Restate the listing below word for word, omitting any images.
□ □ □
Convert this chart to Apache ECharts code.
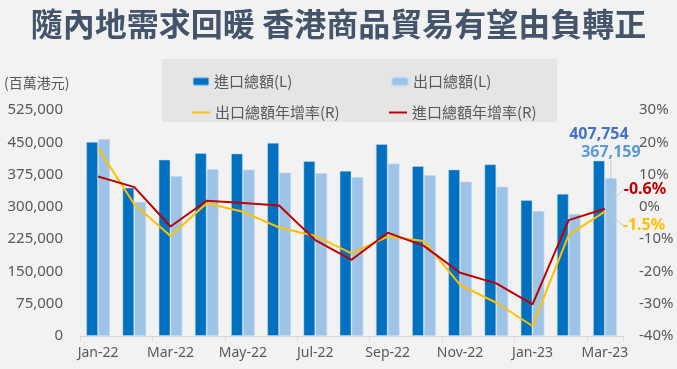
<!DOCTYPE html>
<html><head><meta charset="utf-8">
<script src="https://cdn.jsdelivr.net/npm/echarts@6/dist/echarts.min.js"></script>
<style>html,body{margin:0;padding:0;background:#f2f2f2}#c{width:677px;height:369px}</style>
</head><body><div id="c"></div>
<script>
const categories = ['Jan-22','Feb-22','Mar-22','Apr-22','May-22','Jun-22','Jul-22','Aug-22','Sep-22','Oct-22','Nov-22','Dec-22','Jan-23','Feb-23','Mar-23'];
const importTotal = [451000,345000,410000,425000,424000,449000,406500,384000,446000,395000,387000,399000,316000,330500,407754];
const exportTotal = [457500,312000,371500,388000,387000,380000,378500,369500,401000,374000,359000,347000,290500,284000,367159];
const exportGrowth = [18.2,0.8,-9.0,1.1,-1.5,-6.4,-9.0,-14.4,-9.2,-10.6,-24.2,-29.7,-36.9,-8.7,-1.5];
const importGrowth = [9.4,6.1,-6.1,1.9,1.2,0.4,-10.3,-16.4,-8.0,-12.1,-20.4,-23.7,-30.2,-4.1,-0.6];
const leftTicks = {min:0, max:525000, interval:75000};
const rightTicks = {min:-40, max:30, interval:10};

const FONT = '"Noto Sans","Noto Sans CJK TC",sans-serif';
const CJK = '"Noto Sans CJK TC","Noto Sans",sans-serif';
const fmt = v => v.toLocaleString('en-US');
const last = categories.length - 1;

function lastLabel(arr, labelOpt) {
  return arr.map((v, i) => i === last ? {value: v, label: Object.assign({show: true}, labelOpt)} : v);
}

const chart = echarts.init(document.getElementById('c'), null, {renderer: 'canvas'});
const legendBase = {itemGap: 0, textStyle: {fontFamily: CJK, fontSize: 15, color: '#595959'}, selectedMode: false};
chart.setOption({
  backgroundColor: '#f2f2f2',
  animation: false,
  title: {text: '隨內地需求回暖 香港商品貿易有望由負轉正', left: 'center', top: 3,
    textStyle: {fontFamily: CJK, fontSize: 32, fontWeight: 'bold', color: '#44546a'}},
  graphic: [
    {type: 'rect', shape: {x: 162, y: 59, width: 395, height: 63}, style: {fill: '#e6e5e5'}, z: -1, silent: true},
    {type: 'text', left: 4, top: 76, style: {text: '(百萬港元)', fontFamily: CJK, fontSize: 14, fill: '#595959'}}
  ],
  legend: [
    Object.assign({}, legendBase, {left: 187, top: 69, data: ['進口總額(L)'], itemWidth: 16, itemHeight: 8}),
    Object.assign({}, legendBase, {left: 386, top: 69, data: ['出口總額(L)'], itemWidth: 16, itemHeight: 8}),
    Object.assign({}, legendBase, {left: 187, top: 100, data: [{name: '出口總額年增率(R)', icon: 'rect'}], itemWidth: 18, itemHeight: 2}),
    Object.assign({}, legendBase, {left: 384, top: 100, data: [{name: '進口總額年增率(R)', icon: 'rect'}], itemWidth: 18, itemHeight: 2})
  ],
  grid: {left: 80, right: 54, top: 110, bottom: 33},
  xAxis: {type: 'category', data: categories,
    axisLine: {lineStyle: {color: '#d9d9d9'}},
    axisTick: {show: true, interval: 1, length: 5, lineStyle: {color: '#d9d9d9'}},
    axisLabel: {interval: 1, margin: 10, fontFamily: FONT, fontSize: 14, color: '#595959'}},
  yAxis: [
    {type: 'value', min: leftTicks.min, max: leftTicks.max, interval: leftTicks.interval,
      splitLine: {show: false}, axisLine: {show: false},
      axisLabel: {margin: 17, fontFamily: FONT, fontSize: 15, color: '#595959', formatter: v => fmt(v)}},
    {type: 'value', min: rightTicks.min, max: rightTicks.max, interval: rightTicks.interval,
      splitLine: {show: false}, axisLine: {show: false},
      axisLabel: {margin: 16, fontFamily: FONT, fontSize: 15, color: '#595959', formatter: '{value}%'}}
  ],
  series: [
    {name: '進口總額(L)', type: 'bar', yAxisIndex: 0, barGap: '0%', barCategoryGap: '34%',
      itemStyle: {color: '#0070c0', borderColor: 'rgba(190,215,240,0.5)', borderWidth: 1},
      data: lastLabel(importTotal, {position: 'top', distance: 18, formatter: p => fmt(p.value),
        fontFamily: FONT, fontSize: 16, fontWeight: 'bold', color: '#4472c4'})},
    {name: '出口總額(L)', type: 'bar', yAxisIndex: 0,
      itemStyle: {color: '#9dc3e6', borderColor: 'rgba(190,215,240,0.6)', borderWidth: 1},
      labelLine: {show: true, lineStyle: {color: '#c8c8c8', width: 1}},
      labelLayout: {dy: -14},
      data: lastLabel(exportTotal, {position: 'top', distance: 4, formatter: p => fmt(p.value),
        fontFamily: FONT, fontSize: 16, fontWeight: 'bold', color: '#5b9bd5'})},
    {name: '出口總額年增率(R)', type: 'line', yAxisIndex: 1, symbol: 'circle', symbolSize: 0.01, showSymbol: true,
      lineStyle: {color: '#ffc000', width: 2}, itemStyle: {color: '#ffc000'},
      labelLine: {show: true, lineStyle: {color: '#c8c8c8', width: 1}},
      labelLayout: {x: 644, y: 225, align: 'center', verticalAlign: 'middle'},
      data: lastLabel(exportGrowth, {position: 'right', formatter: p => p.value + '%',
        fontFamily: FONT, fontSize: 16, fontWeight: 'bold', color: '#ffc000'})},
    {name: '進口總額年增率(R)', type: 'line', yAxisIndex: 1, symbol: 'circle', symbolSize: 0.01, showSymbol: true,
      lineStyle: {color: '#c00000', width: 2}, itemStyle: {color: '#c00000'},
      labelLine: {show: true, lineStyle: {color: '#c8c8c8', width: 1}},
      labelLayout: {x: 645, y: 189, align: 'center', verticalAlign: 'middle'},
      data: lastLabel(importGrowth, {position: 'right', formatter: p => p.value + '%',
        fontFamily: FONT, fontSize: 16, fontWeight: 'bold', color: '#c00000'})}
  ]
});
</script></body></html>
□ □ □
**Expected output:**
Convert this chart to Apache ECharts code.
<!DOCTYPE html>
<html><head><meta charset="utf-8">
<script src="https://cdn.jsdelivr.net/npm/echarts@6/dist/echarts.min.js"></script>
<style>html,body{margin:0;padding:0;background:#f2f2f2}#c{width:677px;height:369px}</style>
</head><body><div id="c"></div>
<script>
const categories = ['Jan-22','Feb-22','Mar-22','Apr-22','May-22','Jun-22','Jul-22','Aug-22','Sep-22','Oct-22','Nov-22','Dec-22','Jan-23','Feb-23','Mar-23'];
const importTotal = [451000,345000,410000,425000,424000,449000,406500,384000,446000,395000,387000,399000,316000,330500,407754];
const exportTotal = [457500,312000,371500,388000,387000,380000,378500,369500,401000,374000,359000,347000,290500,284000,367159];
const exportGrowth = [18.2,0.8,-9.0,1.1,-1.5,-6.4,-9.0,-14.4,-9.2,-10.6,-24.2,-29.7,-36.9,-8.7,-1.5];
const importGrowth = [9.4,6.1,-6.1,1.9,1.2,0.4,-10.3,-16.4,-8.0,-12.1,-20.4,-23.7,-30.2,-4.1,-0.6];
const leftTicks = {min:0, max:525000, interval:75000};
const rightTicks = {min:-40, max:30, interval:10};

const FONT = '"Noto Sans","Noto Sans CJK TC",sans-serif';
const CJK = '"Noto Sans CJK TC","Noto Sans",sans-serif';
const fmt = v => v.toLocaleString('en-US');
const last = categories.length - 1;

function lastLabel(arr, labelOpt) {
  return arr.map((v, i) => i === last ? {value: v, label: Object.assign({show: true}, labelOpt)} : v);
}

const chart = echarts.init(document.getElementById('c'), null, {renderer: 'canvas'});
const legendBase = {itemGap: 0, textStyle: {fontFamily: CJK, fontSize: 15, color: '#595959'}, selectedMode: false};
chart.setOption({
  backgroundColor: '#f2f2f2',
  animation: false,
  title: {text: '隨內地需求回暖 香港商品貿易有望由負轉正', left: 'center', top: 3,
    textStyle: {fontFamily: CJK, fontSize: 32, fontWeight: 'bold', color: '#44546a'}},
  graphic: [
    {type: 'rect', shape: {x: 162, y: 59, width: 395, height: 63}, style: {fill: '#e6e5e5'}, z: -1, silent: true},
    {type: 'text', left: 4, top: 76, style: {text: '(百萬港元)', fontFamily: CJK, fontSize: 14, fill: '#595959'}}
  ],
  legend: [
    Object.assign({}, legendBase, {left: 187, top: 69, data: ['進口總額(L)'], itemWidth: 16, itemHeight: 8}),
    Object.assign({}, legendBase, {left: 386, top: 69, data: ['出口總額(L)'], itemWidth: 16, itemHeight: 8}),
    Object.assign({}, legendBase, {left: 187, top: 100, data: [{name: '出口總額年增率(R)', icon: 'rect'}], itemWidth: 18, itemHeight: 2}),
    Object.assign({}, legendBase, {left: 384, top: 100, data: [{name: '進口總額年增率(R)', icon: 'rect'}], itemWidth: 18, itemHeight: 2})
  ],
  grid: {left: 80, right: 54, top: 110, bottom: 33},
  xAxis: {type: 'category', data: categories,
    axisLine: {lineStyle: {color: '#d9d9d9'}},
    axisTick: {show: true, interval: 1, length: 5, lineStyle: {color: '#d9d9d9'}},
    axisLabel: {interval: 1, margin: 10, fontFamily: FONT, fontSize: 14, color: '#595959'}},
  yAxis: [
    {type: 'value', min: leftTicks.min, max: leftTicks.max, interval: leftTicks.interval,
      splitLine: {show: false}, axisLine: {show: false},
      axisLabel: {margin: 17, fontFamily: FONT, fontSize: 15, color: '#595959', formatter: v => fmt(v)}},
    {type: 'value', min: rightTicks.min, max: rightTicks.max, interval: rightTicks.interval,
      splitLine: {show: false}, axisLine: {show: false},
      axisLabel: {margin: 16, fontFamily: FONT, fontSize: 15, color: '#595959', formatter: '{value}%'}}
  ],
  series: [
    {name: '進口總額(L)', type: 'bar', yAxisIndex: 0, barGap: '0%', barCategoryGap: '34%',
      itemStyle: {color: '#0070c0', borderColor: 'rgba(190,215,240,0.5)', borderWidth: 1},
      data: lastLabel(importTotal, {position: 'top', distance: 18, formatter: p => fmt(p.value),
        fontFamily: FONT, fontSize: 16, fontWeight: 'bold', color: '#4472c4'})},
    {name: '出口總額(L)', type: 'bar', yAxisIndex: 0,
      itemStyle: {color: '#9dc3e6', borderColor: 'rgba(190,215,240,0.6)', borderWidth: 1},
      labelLine: {show: true, lineStyle: {color: '#c8c8c8', width: 1}},
      labelLayout: {dy: -14},
      data: lastLabel(exportTotal, {position: 'top', distance: 4, formatter: p => fmt(p.value),
        fontFamily: FONT, fontSize: 16, fontWeight: 'bold', color: '#5b9bd5'})},
    {name: '出口總額年增率(R)', type: 'line', yAxisIndex: 1, symbol: 'circle', symbolSize: 0.01, showSymbol: true,
      lineStyle: {color: '#ffc000', width: 2}, itemStyle: {color: '#ffc000'},
      labelLine: {show: true, lineStyle: {color: '#c8c8c8', width: 1}},
      labelLayout: {x: 644, y: 225, align: 'center', verticalAlign: 'middle'},
      data: lastLabel(exportGrowth, {position: 'right', formatter: p => p.value + '%',
        fontFamily: FONT, fontSize: 16, fontWeight: 'bold', color: '#ffc000'})},
    {name: '進口總額年增率(R)', type: 'line', yAxisIndex: 1, symbol: 'circle', symbolSize: 0.01, showSymbol: true,
      lineStyle: {color: '#c00000', width: 2}, itemStyle: {color: '#c00000'},
      labelLine: {show: true, lineStyle: {color: '#c8c8c8', width: 1}},
      labelLayout: {x: 645, y: 189, align: 'center', verticalAlign: 'middle'},
      data: lastLabel(importGrowth, {position: 'right', formatter: p => p.value + '%',
        fontFamily: FONT, fontSize: 16, fontWeight: 'bold', color: '#c00000'})}
  ]
});
</script></body></html>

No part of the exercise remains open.